— Begin INPUT DATA —

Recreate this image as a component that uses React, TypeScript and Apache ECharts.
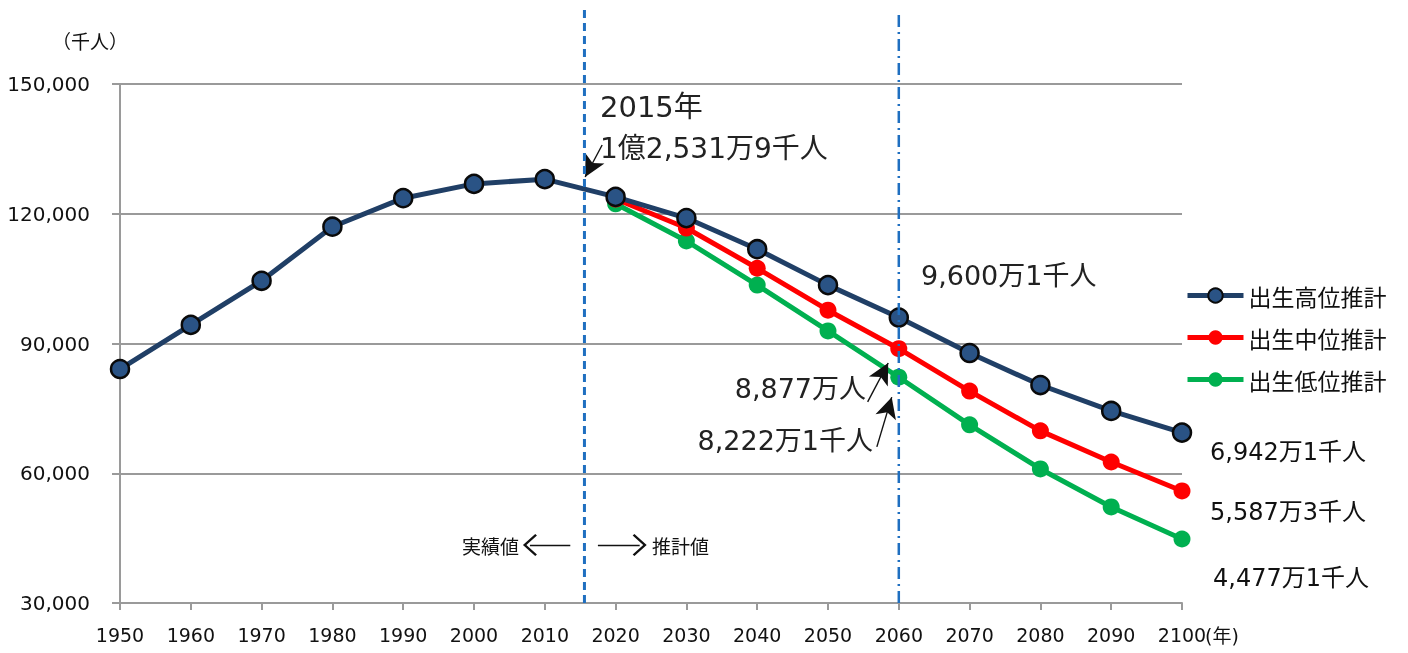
import React, { useEffect, useRef } from "react";
import * as echarts from "echarts";

const years = [1950, 1960, 1970, 1980, 1990, 2000, 2010, 2020, 2030, 2040, 2050, 2060, 2070, 2080, 2090, 2100];
const highValues = [84100, 94300, 104500, 117000, 123600, 126900, 128000, 123900, 119000, 111800, 103500, 96000, 87800, 80400, 74400, 69400];
const projYears = [2020, 2030, 2040, 2050, 2060, 2070, 2080, 2090, 2100];
const midValues = [123400, 116700, 107400, 97700, 88800, 79000, 69800, 62600, 55900];
const lowValues = [122300, 113700, 103500, 92900, 82200, 71200, 61000, 52200, 44800];
const seriesNames = ["出生高位推計", "出生中位推計", "出生低位推計"];
const yTicks = { min: 30000, max: 150000, interval: 30000 };
const xTicks = { min: 1950, max: 2100, interval: 10 };

const JP = '"Noto Sans CJK JP", sans-serif';
const NUM = '"DejaVu Sans", "Noto Sans CJK JP", sans-serif';

const chevron = "path://M0,0L10,10L8.6,11.4L0,2.8L-8.6,11.4L-10,10Z";

export default function App() {
  const ref = useRef<HTMLDivElement>(null);
  useEffect(() => {
    document.body.style.margin = "0";
    const chart = echarts.init(ref.current!, undefined, { renderer: "svg" });
    const option: any = {
      animation: false,
      grid: { left: 120, right: 226, top: 84, bottom: 50, containLabel: false },
      legend: {
        data: seriesNames,
        orient: "vertical",
        left: 1180,
        top: 279,
        itemWidth: 56,
        itemHeight: 18,
        itemGap: 19,
        lineStyle: { width: 5 },
        textStyle: { fontFamily: JP, fontSize: 23, color: "#111" },
        selectedMode: false,
      },
      xAxis: {
        type: "value",
        min: xTicks.min,
        max: xTicks.max,
        interval: xTicks.interval,
        axisLine: { show: true, lineStyle: { color: "#9a9a9a", width: 2 } },
        axisTick: { show: true, length: 7, lineStyle: { color: "#9a9a9a", width: 2 } },
        splitLine: { show: false },
        axisLabel: {
          fontFamily: NUM,
          fontSize: 19,
          color: "#111",
          margin: 22,
          formatter: (v: number) => String(v),
        },
      },
      yAxis: {
        type: "value",
        min: yTicks.min,
        max: yTicks.max,
        interval: yTicks.interval,
        axisLine: { show: true, lineStyle: { color: "#9a9a9a", width: 2 } },
        axisTick: { show: true, length: 8, lineStyle: { color: "#9a9a9a", width: 2 } },
        splitLine: { show: true, lineStyle: { color: "#9a9a9a", width: 2 } },
        axisLabel: {
          fontFamily: NUM,
          fontSize: 20,
          color: "#111",
          margin: 30,
          formatter: (v: number) => v.toLocaleString("en-US"),
        },
      },
      series: [
        {
          name: seriesNames[2],
          type: "line",
          data: projYears.map((y, i) => [y, lowValues[i]]),
          symbol: "circle",
          symbolSize: 17,
          lineStyle: { color: "#00B050", width: 5 },
          itemStyle: { color: "#00B050" },
          z: 2,
        },
        {
          name: seriesNames[1],
          type: "line",
          data: projYears.map((y, i) => [y, midValues[i]]),
          symbol: "circle",
          symbolSize: 17,
          lineStyle: { color: "#FF0000", width: 5 },
          itemStyle: { color: "#FF0000" },
          z: 3,
        },
        {
          name: seriesNames[0],
          type: "line",
          data: years.map((y, i) => [y, highValues[i]]),
          symbol: "circle",
          symbolSize: 18,
          lineStyle: { color: "#203F66", width: 5 },
          itemStyle: { color: "#2A5385", borderColor: "#0a0a0a", borderWidth: 2.5 },
          z: 4,
        },
        {
          name: "annot",
          type: "line",
          data: [],
          silent: true,
          markLine: {
            silent: true,
            animation: false,
            symbol: ["none", "arrow"],
            symbolSize: [16, 21],
            label: { show: false },
            lineStyle: { color: "#111", width: 1.4, type: "solid" },
            emphasis: { disabled: true },
            data: [
              [{ coord: [2018.1, 135900] }, { coord: [2015.7, 128500] }],
              [{ coord: [2055.6, 76500] }, { coord: [2058.5, 85500] }],
              [{ coord: [2056.9, 66100] }, { coord: [2059.0, 77600] }],
              [
                { coord: [2013.6, 43400], symbol: "none" },
                { coord: [2007.9, 43400], symbol: chevron, symbolSize: [22, 14] },
              ],
              [
                { coord: [2017.5, 43400], symbol: "none" },
                { coord: [2023.4, 43400], symbol: chevron, symbolSize: [22, 14] },
              ],
            ],
          },
        },
      ],
    };
    chart.setOption(option);

    const px = (x: number, y: number) =>
      chart.convertToPixel({ xAxisIndex: 0, yAxisIndex: 0 }, [x, y]) as number[];
    const [x15] = px(2015.6, 150000);
    const [x60, yBottom] = px(2060, 30000);

    const txt = (text: string, x: number, y: number, size: number, align = "left", font = JP, fill = "#111") => ({
      type: "text",
      x,
      y,
      z: 10,
      style: { text, fontSize: size, fontFamily: font, fill, align, verticalAlign: "middle" },
    });

    chart.setOption({
      graphic: [
        {
          type: "line",
          z: 6,
          shape: { x1: x15, y1: 10, x2: x15, y2: yBottom },
          style: { stroke: "#1F6FC0", lineWidth: 3, lineDash: [8, 5] },
        },
        {
          type: "line",
          z: 6,
          shape: { x1: x60, y1: 15, x2: x60, y2: yBottom },
          style: { stroke: "#1F6FC0", lineWidth: 2.5, lineDash: [12, 5, 2, 5] },
        },
        txt("（千人）", 52, 40, 19),
        txt("(年)", 1205, 636, 19, "left", NUM),
        txt("2015年", 600, 107, 29, "left", NUM, "#222"),
        txt("1億2,531万9千人", 600, 148, 28, "left", NUM, "#222"),
        txt("9,600万1千人", 921, 275, 27, "left", NUM, "#222"),
        txt("8,877万人", 866, 388, 27, "right", NUM, "#222"),
        txt("8,222万1千人", 873, 440, 27, "right", NUM, "#222"),
        txt("6,942万1千人", 1210, 452, 24, "left", NUM),
        txt("5,587万3千人", 1210, 512, 24, "left", NUM),
        txt("4,477万1千人", 1213, 578, 24, "left", NUM),
        txt("実績値", 462, 545, 19),
        txt("推計値", 652, 545, 19),
      ],
    });
    return () => chart.dispose();
  }, []);
  return <div ref={ref} style={{ position: "fixed", left: 0, top: 0, width: 1408, height: 653 }} />;
}
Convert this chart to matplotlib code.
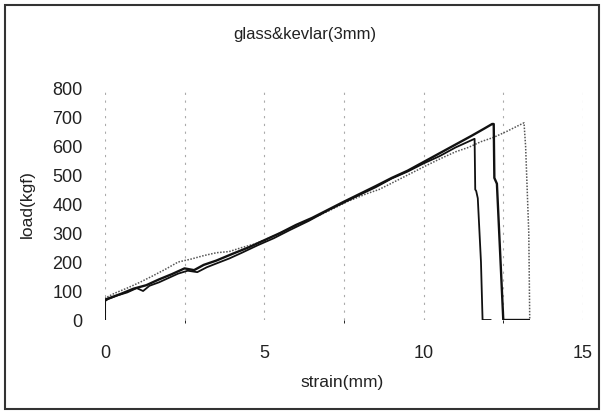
import matplotlib
matplotlib.use('Agg')
import matplotlib.pyplot as plt
from matplotlib.patches import Rectangle

# strain (mm) / load (kgf)
strain_a = [0, 0, 0.1, 0.4, 0.7, 1.0, 1.2, 1.4, 1.7, 2.0, 2.3, 2.6, 2.9, 3.2, 3.5, 3.9,
            4.3, 4.8, 5.3, 5.8, 6.4, 7.0, 7.5, 8.0, 8.5, 9.0, 9.5, 10.0, 10.5, 11.0,
            11.3, 11.6, 11.62, 11.65, 11.7, 11.8, 11.85, 12.1]
load_a = [0, 65, 72, 85, 95, 110, 100, 118, 130, 145, 160, 170, 165, 182, 195, 212,
          232, 258, 282, 310, 342, 378, 405, 432, 458, 488, 512, 540, 565, 595,
          610, 625, 450, 445, 420, 200, 0, 0]

strain_b = [0, 0, 0.2, 0.5, 0.9, 1.3, 1.7, 2.1, 2.5, 2.8, 3.1, 3.5, 4.0, 4.5, 5.0,
            5.5, 6.0, 6.5, 7.0, 7.5, 8.0, 8.5, 9.0, 9.5, 10.0, 10.5, 11.0, 11.5,
            11.9, 12.15, 12.2, 12.22, 12.3, 12.5, 13.3]
load_b = [0, 70, 78, 90, 108, 120, 140, 158, 178, 172, 190, 205, 228, 250, 275,
          300, 328, 352, 380, 408, 435, 462, 490, 515, 545, 575, 605, 635,
          660, 676, 676, 490, 470, 0, 0]

strain_c = [0, 0, 0.3, 0.7, 1.1, 1.5, 1.9, 2.3, 2.7, 3.1, 3.5, 3.9, 4.3, 4.7, 5.2,
            5.8, 6.4, 7.0, 7.6, 8.2, 8.6, 9.0, 9.5, 10.0, 10.5, 11.0, 11.4, 11.8,
            12.2, 12.6, 13.0, 13.15, 13.2, 13.3, 13.33]
load_c = [0, 75, 92, 110, 130, 152, 175, 200, 210, 222, 232, 236, 250, 262, 285,
          315, 345, 375, 408, 435, 450, 472, 500, 528, 555, 580, 595, 615,
          630, 650, 672, 680, 600, 300, 0]

x_ticks = [0, 5, 10, 15]
x_grid = [2.5, 7.5, 12.5]
y_ticks = [0, 100, 200, 300, 400, 500, 600, 700, 800]

plt.rcParams['font.family'] = ['Liberation Sans', 'DejaVu Sans']

fig = plt.figure(figsize=(6.06, 4.12), dpi=100)
ax = fig.add_axes([0.173, 0.2233, 0.789, 0.563])

ax.plot(strain_c, load_c, color='#555555', lw=1.1, ls=(0, (1, 1)))
ax.plot(strain_a, load_a, color='#111111', lw=1.3)
ax.plot(strain_b, load_b, color='#111111', lw=1.7)

ax.set_xlim(0, 15)
ax.set_ylim(0, 800)
ax.set_xticks(x_ticks)
ax.set_xticks(x_grid, minor=True)
ax.set_yticks(y_ticks)
ax.grid(True, which='both', axis='x', color='#aaaaaa', lw=0.8, ls=(0, (2, 5)))
ax.tick_params(length=0, labelsize=13, colors='#222222')
ax.tick_params(axis='x', which='both', pad=18)
ax.tick_params(axis='y', pad=16)
for s in ax.spines.values():
    s.set_visible(False)

fig.text(305 / 606, 1 - 35 / 412, 'glass&kevlar(3mm)', ha='center', va='center',
         fontsize=12, color='#222222')
fig.text(342 / 606, 1 - 383 / 412, 'strain(mm)', ha='center', va='center',
         fontsize=12.5, color='#222222')
fig.text(27 / 606, 1 - 204 / 412, 'load(kgf)', ha='center', va='center',
         rotation=90, fontsize=12.5, color='#222222')

fig.patches.append(Rectangle((5 / 606, 3 / 412), 594 / 606, 404 / 412,
                             transform=fig.transFigure, fill=False,
                             edgecolor='#333333', lw=1.5))

fig.savefig('out.png', dpi=100)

— End INPUT DATA —

**AIM OF THE EXERCISE**
Give again, exactly, the lines from the start of the data through the one holding "import * as"; omit the pictures.

**SOLUTION FOR THIS TASK**
Recreate this image as a component that uses React, TypeScript and Apache ECharts.
import React, { useEffect, useRef } from "react";
import * as echarts from "echarts";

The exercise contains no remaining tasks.